Second Herschel Walker Abortion Accuser Speaks Out In On-Camera Interview
In her first on-camera interview, the second woman to accuse GOP candidate Hershel Walker of paying for an abortion said she felt “threatened and I thought I had no choice.”
The woman alleged last week that Walker, the staunchly anti-abortion Republican nominee in the Georgia Senate race, had pressured her to end a pregnancy. The woman did not share her name or show her face at last week’s press conference, saying she was protecting her identity “for fear of reprisal against myself, my family and my livelihood.”
The woman appeared on camera for the first time during an interview that aired Tuesday on ABC’s “Good Morning America.”
The woman ― who was referred to as Jane Doe and remains anonymous ― said she got pregnant in 1993 during a six-year affair with Walker. At the time, the former NFL star was living with his wife in Dallas and playing for the Cowboys.
He “was very clear that he did not want me to have the child,” the woman told “Good Morning America.” “And he said that because of his wife’s family and powerful people around him that I would not be safe and that the child would not be safe.”
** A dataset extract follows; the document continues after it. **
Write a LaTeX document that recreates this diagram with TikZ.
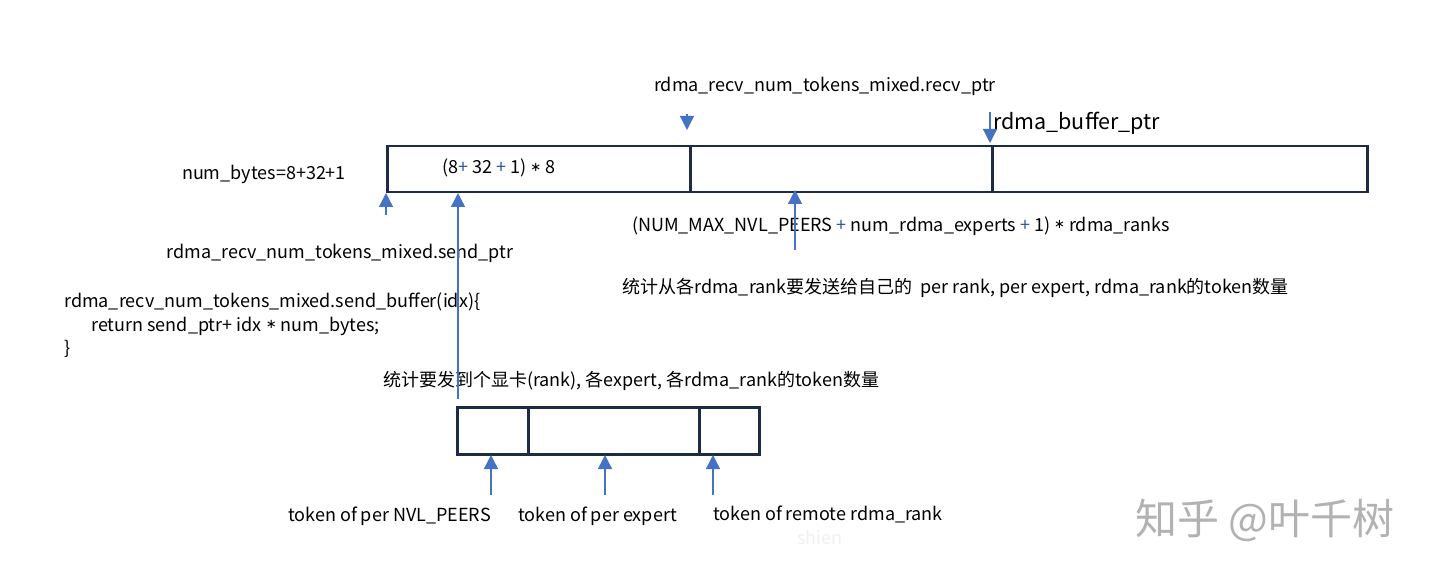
\documentclass[tikz,border=0pt]{standalone}
\usepackage{fontspec}
\setmainfont{Noto Sans CJK SC}
\newfontfamily\symfont{DejaVu Sans}
\usetikzlibrary{arrows.meta}
\definecolor{boxline}{HTML}{1F2A44}
\definecolor{arrblue}{HTML}{4472C4}
\definecolor{plusblue}{HTML}{2F52A0}
\newcommand{\bplus}{\textcolor{plusblue}{+}}
\newcommand{\mystar}{\raisebox{0.25ex}{\symfont\fontsize{13}{14}\selectfont ∗}}
\begin{document}
\begin{tikzpicture}[x=1pt,y=-1pt,
  cell/.style={draw=boxline,line width=2.5pt,rectangle,inner sep=0pt,anchor=north west},
  arr/.style={draw=arrblue,line width=1.3pt,-{Triangle[width=14pt,length=14pt]},arrblue},
  lbl/.style={inner sep=0pt,anchor=west,font=\fontsize{18}{21}\selectfont},
  wm/.style={inner sep=0pt,anchor=west,text=black!30,font=\fontsize{42}{46}\selectfont}]
\useasboundingbox (0,0) rectangle (1440,580);
% big buffer
\node[cell,minimum width=303pt,minimum height=46pt] (b1) at (386,145) {};
\node[cell,minimum width=302pt,minimum height=46pt] (b2) at (689,145) {};
\node[cell,minimum width=375pt,minimum height=46pt] (b3) at (991,145) {};
% small buffer
\node[cell,minimum width=71pt,minimum height=47pt] (s1) at (456,406) {};
\node[cell,minimum width=171pt,minimum height=47pt] (s2) at (527,406) {};
\node[cell,minimum width=60pt,minimum height=47pt] (s3) at (698,406) {};
% texts
\node[lbl,anchor=center] (trecv) at (825,86) {rdma\_recv\_num\_tokens\_mixed.recv\_ptr};
\node[lbl,anchor=west,font=\fontsize{21.5}{24}\selectfont] (tbuf) at (993,123) {rdma\_buffer\_ptr};
\node[lbl,anchor=center] (tnb) at (264,174) {num\_bytes=8+32+1};
\node[lbl] (tin) at (442,168) {(8\bplus{} 32 \bplus{} 1) \mystar{} 8};
\node[lbl] (tnum) at (632,226) {(NUM\_MAX\_NVL\_PEERS \bplus{} num\_rdma\_experts \bplus{} 1) \mystar{} rdma\_ranks};
\node[lbl] (tcn1) at (622,288) {统计从各rdma\_rank要发送给自己的~~per rank, per expert, rdma\_rank的token数量};
\node[lbl,anchor=center] (tsend) at (340,253) {rdma\_recv\_num\_tokens\_mixed.send\_ptr};
\node[lbl] (tc1) at (64,302) {rdma\_recv\_num\_tokens\_mixed.send\_buffer(idx)\{};
\node[lbl] (tc2) at (91,326) {return send\_ptr+ idx \mystar{} num\_bytes;};
\node[lbl] (tc3) at (64,349) {\}};
\node[lbl] (tcn2) at (383,381) {统计要发到个显卡(rank), 各expert, 各rdma\_rank的token数量};
\node[lbl] (tt1) at (288,516) {token of per NVL\_PEERS};
\node[lbl] (tt2) at (518,516) {token of per expert};
\node[lbl] (tt3) at (713,514) {token of remote rdma\_rank};
\node[lbl,text=black!6] (tsh) at (797,537) {shien};
\node[wm] (twm) at (1135,520) {知乎 @叶千树};
% arrow endpoints
\coordinate (p1s) at (687,114); \coordinate (p1e) at (687,130);
\coordinate (p2s) at (990,112); \coordinate (p2e) at (990,143);
\coordinate (p3s) at (386,215); \coordinate (p3e) at (386,193);
\coordinate (p4s) at (458,399); \coordinate (p4e) at (458,193);
\coordinate (p5s) at (795,250); \coordinate (p5e) at (795,190);
\coordinate (p6s) at (491,495); \coordinate (p6e) at (491,455);
\coordinate (p7s) at (605,495); \coordinate (p7e) at (605,455);
\coordinate (p8s) at (713,495); \coordinate (p8e) at (713,455);
\foreach \i in {1,...,8} {\draw[arr] (p\i s) -- (p\i e);}
\end{tikzpicture}
\end{document}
Walker has denied the allegations that he paid for abortions. His campaign did not immediately respond to a request for comment on the new interview.
The woman said she didn’t want to go through with the procedure, but that Walker talked her into it. She said she felt “threatened” and “manipulated.”
“He came to my house and picked me up and drove me to the clinic,” she said shakily. “I went in alone and he waited in the car while I went in and had the procedure. And then I came out and he drove me to the drugstore, and then he took me home.”
She said Walker gave her cash to pay for it. Afterward, “everything shifted. He distanced himself from me almost immediately,” the woman said.
She provided evidence to support her claims, including photos of the two together and letters and cards signed with Walker’s signature flourish of the letter H.
The woman said she and Walker kept in touch here and there over the years and had last spoken in 2020. In last week’s press conference, she said she was an independent who voted for former President Donald Trump in the last two elections.
Walker is unfit to be a U.S. senator because “honesty matters,” she said on “Good Morning America.”
She is the second woman to accuse Walker of paying for an abortion. Last month, another woman said Walker reimbursed her for the procedure in 2009.
That woman, who said she was an ex, showed a signed and dated check and a get-well card from Walker as proof. The card was signed with a similar H. She said Walker urged her to end a second pregnancy in 2011 but she chose not to.
Republicans have maintained their support for Walker and polling shows the Georgia race to be extremely tight despite the mountain of scandals amassed during the candidate’s campaign. The latest polls show Sen. Raphael Warnock (D-Ga.) holding a slim lead over Walker ahead of next Tuesday’s election.
Multiple women, including his ex-wife Cindy DeAngelis Grossman, have accused Walker of domestic abuse. The son he shares with Grossman, Christian Walker, recently backed up some of his mother’s allegations and tweeted that his father “left us to bang a bunch of women, threatened to kill us, and had us move over 6 times in 6 months running from your violence.”
Asked about his son’s comments, Walker said last month that Christian Walker was “letting people know that the left will do whatever they can to win this seat” but added that he loves him “unconditionally.”